Currently, the Board is continuing down this path by poising itself to reconsider and perhaps overturn Purple Communications, Inc., 361 NLRB 1050 (2014).  Purple Communications overruled Register Guard, 351 NLRB No. 1110 (2007), which generally permitted employers to restrict employees from using work email systems for Section 7 activity.  By contrast, the Purple Communications Board held that employees granted use of work email systems have a presumptive statutory right to use those email systems for Section 7-protected activity.  (Some restrictions on this right may be justifiable if the employer demonstrates that they are due to “special circumstances necessary to maintain production or discipline.”)  Indeed, the Board included Purple Communications among the cases it showed interest in revisiting this past December.

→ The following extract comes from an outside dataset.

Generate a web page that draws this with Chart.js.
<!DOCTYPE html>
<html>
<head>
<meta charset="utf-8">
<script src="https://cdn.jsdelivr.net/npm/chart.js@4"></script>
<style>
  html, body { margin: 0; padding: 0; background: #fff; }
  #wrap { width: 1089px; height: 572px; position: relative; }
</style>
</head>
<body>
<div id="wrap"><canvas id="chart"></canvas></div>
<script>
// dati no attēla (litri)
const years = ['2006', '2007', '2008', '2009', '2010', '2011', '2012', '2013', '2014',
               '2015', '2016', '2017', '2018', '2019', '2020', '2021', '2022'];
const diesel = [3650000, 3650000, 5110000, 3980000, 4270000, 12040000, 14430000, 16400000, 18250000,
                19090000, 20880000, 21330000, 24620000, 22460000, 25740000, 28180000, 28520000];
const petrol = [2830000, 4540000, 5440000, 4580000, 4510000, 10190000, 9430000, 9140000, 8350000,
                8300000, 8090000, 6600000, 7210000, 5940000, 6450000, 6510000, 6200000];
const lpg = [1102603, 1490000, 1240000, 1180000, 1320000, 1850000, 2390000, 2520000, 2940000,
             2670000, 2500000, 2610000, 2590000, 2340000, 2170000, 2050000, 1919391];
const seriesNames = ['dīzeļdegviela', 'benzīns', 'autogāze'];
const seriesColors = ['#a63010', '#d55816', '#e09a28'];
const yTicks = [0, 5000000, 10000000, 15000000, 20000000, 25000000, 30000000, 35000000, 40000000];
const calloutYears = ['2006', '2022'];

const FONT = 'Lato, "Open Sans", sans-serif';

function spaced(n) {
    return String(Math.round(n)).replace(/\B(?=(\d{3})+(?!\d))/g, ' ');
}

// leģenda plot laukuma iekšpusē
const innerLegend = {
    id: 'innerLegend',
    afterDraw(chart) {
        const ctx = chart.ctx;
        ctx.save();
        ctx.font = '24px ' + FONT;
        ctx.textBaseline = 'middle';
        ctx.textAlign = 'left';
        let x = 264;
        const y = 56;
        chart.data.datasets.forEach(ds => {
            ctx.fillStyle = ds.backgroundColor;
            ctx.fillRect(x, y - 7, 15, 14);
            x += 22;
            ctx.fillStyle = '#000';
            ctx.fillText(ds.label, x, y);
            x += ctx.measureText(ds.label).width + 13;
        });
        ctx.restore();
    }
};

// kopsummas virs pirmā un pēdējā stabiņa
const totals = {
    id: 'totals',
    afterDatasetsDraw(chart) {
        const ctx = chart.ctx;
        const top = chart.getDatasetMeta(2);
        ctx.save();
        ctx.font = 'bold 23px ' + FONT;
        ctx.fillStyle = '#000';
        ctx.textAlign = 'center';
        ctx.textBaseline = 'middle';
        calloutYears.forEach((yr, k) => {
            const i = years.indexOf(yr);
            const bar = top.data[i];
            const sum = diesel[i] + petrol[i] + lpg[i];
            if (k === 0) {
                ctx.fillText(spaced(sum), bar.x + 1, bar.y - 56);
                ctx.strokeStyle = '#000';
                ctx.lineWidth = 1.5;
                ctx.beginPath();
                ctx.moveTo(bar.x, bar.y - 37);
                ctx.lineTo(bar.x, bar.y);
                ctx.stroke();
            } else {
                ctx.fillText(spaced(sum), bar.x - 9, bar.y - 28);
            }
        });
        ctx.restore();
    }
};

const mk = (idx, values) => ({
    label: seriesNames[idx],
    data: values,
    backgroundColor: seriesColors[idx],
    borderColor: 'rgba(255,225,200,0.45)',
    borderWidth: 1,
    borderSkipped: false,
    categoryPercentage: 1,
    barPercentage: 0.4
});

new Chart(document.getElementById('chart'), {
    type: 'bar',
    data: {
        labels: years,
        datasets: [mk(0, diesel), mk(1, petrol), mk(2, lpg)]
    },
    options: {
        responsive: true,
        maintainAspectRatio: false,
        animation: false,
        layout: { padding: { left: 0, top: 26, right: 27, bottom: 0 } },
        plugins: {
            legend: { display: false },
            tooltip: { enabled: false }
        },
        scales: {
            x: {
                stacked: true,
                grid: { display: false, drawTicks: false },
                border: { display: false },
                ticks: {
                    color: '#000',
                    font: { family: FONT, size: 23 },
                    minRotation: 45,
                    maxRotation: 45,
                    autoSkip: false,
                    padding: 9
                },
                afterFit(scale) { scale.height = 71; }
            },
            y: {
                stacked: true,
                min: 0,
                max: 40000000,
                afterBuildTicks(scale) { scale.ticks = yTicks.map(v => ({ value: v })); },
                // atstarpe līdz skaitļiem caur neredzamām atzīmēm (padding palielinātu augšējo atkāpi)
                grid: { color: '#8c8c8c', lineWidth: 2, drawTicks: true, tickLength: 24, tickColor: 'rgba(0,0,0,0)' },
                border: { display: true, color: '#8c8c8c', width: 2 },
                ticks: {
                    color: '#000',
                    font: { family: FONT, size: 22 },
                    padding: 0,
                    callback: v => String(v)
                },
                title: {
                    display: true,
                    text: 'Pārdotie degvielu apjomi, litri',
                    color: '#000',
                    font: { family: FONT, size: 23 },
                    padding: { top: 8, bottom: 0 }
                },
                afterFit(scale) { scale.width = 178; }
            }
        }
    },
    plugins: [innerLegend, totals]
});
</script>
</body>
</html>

On August 1, the Board issued a Notice of Invitation to File Briefs in Caesars Entertainment Corporation, Case No. 28-CA-060841, concerning whether it should overturn Purple Communications and return to the holding in Register Guard.  The announcement also asks several questions to which the Board seeks input, including:

  • Whether the Board should adhere to, modify, or overrule Purple Communications;
  • If the Board overrules Purple Communications, what standard governing employee use of work email should it adopt;
  • If the Board returns to Register Guard, should it carve out exceptions for situations in which employees’ ability to communicate apart from an employer’s email system is limited; and
  • Whether the Board should consider and apply different standards to an employee’s use of an employer’s “computer resources” apart from email systems, and what any such standards should be.

Briefs in response to the Board’s announcement must be filed by September 5, 2018.